Michael Manganelli
Associate Editor
Loyola University Chicago School of Law, JD 2021
In the past 12 years, Manchester City has seen a dramatic rise to the European Elite. In 2008, Sheikh Mansour, who has ties to the United Arab Emirates’ royal family, took over ownership of the club. Following the take-over, Manchester City has gone on to win 10 major trophies. On February 14, 2020, Manchester City was handed a two year ban on European competitions, as well as a $32.5 million fine. This is the largest fine ever by Union of European Football Associations (“UEFA”), the governing body of European Football. The UEFA found that Manchester City overstated its sponsorship revenue in its accounts. This, according to the Adjudicatory Chamber of the Club Financial Control Body, is a “serious breach” of Licensing and Financial Fair Play. If the ban is upheld, Manchester City would be fined approximately $232.5 million, a sum of the initial fine plus potential winnings in European Football competitions. According to Simon Chadwick, director at the Centre for the Eurasian Sport Industry, “UEFA must win this ban, if it doesn’t then its position on Financial Fair Play beings to unravel.” This is a pivotal moment in UEFA’s history as a governing body.
Financial Fair Play basics
So what is Financial Fair Play (“FFP”)? In simplest terms, it is a means to regulate clubs that qualify for European competitions to not spend beyond their means. FFP was established by UEFA to make sure that football clubs were not spending more than they earned and, in doing so, prevent clubs from falling into financial troubles that may endanger their long-term survival. FFP forces clubs to balance football-related expenditures, transfers, and wages, with television and ticket income, plus revenues raised by their commercial departments. Money spent on stadiums, training facilities, youth development or community projects is exempt from the calculation. In addition, FFP permits losses of up to 30 million euros, so long as the Club is able to cover the loss via other means. Michel Platini, former UEFA President, said “fifty percent of clubs are losing money. We needed to stop this downward spiral.”
FFP comes in two forms: the first is UEFA FFP, which is at issue here, and the second is the Premier League FFP, which closely mirrors that of UEFA. Under the Premier League FFP, a club can lose between 15 and 105 million euros, so long as it is guaranteed by clubs’ owners to be covered.

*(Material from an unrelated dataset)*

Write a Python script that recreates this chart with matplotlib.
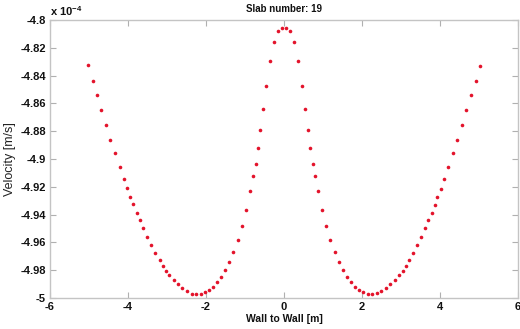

Punishments for non-compliance can be severe. Current FFP rules allow for eight separate punishments to be taken against a club. Those punishments are as follows, and are ranked in ascending order of severity:
- Reprimand / Warning
- Fines
- Points deduction
- Withholding of revenue from a UEFA competition
- Prohibition to register new players for UEFA competitions
- Restrictions on how many players a club can register for UEFA competitions
- Disqualification from a competition in progress
- Exclusion from future competitions
Impact of wealthy owners on FFP
Many of the top European clubs are owned by massive companies and wealthy owners. Liverpool F.C. is owned by Fenway Sports Group, Manchester United is owned by Malcom Glazer. As a result of these wealthy owners, the clubs have been able to spend more than they earn, thus navigating around FFP. According to UEFA, if a club owner has injected money into the club through a sponsorship deal with a company they are related to, UEFA will investigate and, should the situation permit, adapt the calculations of the break-even result for the revenues to the level that is appropriate (‘fair value’) and consistent with market prices.
Turning back to Manchester City, which is owned by Sheik Mansour, over $1 billion has been spent on player purchase, drawing criticism from other clubs and UEFA. This is the exact purpose of FFP. It is specifically designed to stop clubs’ wealthy owners from pumping their own money into the club to cover for the losses.
What is the Future of FFP and the Manchester City Ban?
This ban brings a major threat to the future of the Manchester City organization. The manager, Pep Guardiola, has a contract that expires at the end of this season and may leave now knowing that he will be unable to compete on the biggest stage for club football. There is also a possibility that some players will leave the club as well, as the lack of a possibility of playing may force them to take their talents elsewhere. However, this is all speculative. The ban does not take effect until next season, and is subject to reversal by an impartial court. If nothing else, the fact that UEFA were willing to not only reprimand Manchester City, but remove them from competition, sends a big message to the world of football that they are taking these kinds of violations seriously. This would set a new precedent, and, in doing so, shift the powers of European football in the next few years.